The work formed part of routine waste-handling operations beneath the site’s furnaces, where rejected molten or formed glass from the production process is channelled down chutes into large, moveable skips.
Coolant water runs alongside the glass, generating extremely hot water and steam.
Because the furnaces operate continuously, these skips can fill quickly and sometimes overflow, causing waste material to spill onto the basement floor. It was this spilled waste that the worker had been tasked with clearing when the incident happened.
Shovel loader missing door
An HSE investigation found that the shovel loader’s protective front door, designed to shield operators from molten glass, had been missing since March 2022.

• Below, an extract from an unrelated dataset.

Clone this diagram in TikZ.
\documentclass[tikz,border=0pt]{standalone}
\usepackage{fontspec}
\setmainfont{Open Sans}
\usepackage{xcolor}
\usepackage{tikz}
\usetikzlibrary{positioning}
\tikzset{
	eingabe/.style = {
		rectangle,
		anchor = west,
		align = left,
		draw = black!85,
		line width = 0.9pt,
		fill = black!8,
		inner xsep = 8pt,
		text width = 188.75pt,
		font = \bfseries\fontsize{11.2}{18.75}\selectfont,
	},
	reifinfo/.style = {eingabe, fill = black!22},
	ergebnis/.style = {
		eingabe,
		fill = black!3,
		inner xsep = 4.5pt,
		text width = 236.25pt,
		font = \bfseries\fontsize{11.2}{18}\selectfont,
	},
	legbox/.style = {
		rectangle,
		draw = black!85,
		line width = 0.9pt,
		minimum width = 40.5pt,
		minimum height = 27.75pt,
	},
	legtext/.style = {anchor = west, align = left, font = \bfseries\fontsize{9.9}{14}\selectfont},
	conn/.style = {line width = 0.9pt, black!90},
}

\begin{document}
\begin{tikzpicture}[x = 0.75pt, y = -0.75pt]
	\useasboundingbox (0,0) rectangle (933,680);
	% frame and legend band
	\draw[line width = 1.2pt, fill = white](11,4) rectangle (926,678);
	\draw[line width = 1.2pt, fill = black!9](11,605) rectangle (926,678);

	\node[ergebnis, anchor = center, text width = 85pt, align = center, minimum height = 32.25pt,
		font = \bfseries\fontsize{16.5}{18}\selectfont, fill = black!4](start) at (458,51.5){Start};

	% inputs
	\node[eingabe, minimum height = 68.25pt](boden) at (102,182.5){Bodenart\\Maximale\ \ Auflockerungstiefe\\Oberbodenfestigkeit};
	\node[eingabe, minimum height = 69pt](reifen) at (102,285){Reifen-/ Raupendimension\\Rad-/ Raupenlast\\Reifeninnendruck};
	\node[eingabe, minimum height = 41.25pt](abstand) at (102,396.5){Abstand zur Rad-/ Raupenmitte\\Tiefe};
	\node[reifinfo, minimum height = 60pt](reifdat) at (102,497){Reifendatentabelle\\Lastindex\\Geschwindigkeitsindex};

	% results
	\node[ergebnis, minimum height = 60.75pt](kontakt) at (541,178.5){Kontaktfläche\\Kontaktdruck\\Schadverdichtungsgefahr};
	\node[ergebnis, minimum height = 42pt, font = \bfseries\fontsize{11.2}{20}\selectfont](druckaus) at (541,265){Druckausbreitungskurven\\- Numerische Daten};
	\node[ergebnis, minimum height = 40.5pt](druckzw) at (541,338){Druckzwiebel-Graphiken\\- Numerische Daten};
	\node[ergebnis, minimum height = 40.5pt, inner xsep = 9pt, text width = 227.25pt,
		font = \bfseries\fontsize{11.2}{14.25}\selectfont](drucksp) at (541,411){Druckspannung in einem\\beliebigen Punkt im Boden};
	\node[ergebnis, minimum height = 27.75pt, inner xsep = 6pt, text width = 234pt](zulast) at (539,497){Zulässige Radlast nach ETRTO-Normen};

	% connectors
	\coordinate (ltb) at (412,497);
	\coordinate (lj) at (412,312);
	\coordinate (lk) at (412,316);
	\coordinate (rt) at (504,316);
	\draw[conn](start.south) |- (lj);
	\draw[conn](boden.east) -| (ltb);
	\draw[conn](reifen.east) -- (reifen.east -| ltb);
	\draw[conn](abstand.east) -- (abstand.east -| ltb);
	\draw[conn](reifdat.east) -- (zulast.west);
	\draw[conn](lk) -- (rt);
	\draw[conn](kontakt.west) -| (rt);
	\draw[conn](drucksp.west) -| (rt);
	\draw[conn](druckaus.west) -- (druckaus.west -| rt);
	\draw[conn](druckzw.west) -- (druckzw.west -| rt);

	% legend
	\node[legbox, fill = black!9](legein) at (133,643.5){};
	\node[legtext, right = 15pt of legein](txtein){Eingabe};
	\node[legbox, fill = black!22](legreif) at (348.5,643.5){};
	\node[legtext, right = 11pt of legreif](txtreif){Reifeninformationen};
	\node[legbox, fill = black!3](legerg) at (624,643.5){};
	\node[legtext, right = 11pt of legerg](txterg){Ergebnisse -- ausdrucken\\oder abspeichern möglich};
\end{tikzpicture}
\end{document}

The original door had been damaged and removed but never replaced, despite the fault being reported to a site engineer.
In the almost two years that followed, other workers had also reported being struck or having their footwear burnt by molten glass entering the cab.

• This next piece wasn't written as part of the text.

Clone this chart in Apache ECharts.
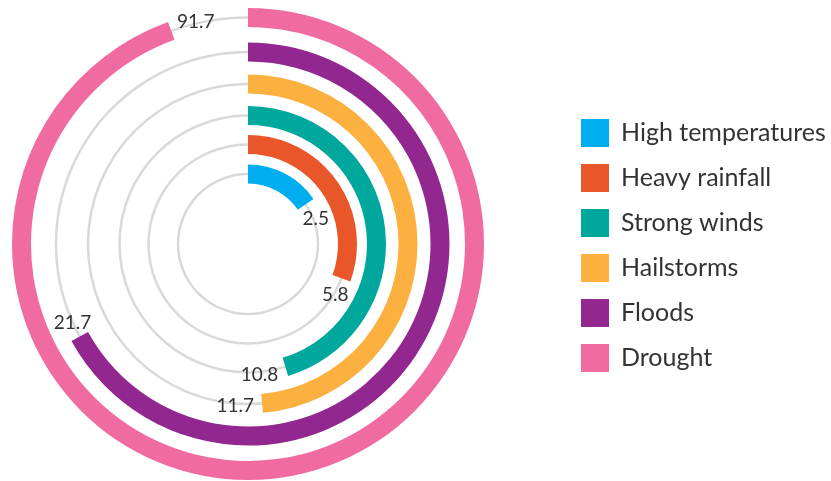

HSE Inspector Kathy Gostick said: “This was an avoidable ordeal for a young worker. It is sheer luck he has been able to recover from his serious injuries.
“Although the protective front door had been removed and reported to the on-site engineer, drivers had continued to work and operate the loader with it missing.
“Some operatives even described being struck or having footwear burnt by molten glass falling into the cab as a result.”
Company fined £600k
O-I Glass admitted breaching Regulation 5(1) of the Provision and Use of Work Equipment Regulations 1998, which requires employers to ensure that work equipment is maintained in an efficient state, in efficient working order and in good repair.
The company also admitted an offence under section 33(1) of the Health and Safety at Work etc. Act 1974, which makes it an offence to fail to comply with such health and safety duties.
The company was fined £600,000 at Stirling Sheriff Court on 23 September 2025.
Following the incident, the company removed the loader from service. It was only returned to use in June 2024 after being fitted with a steel front door incorporating a glass window and protective wire mesh.
Gostick continued: “When work equipment is being selected, its suitability for the environment it is going to be used in must be risk assessed.
“In this case the protective door was not suitable to protect against impacts from hot and molten glass and therefore was often broken and in the end never replaced.
“Had an appropriate door been selected and maintained in place this accident would not have occurred.”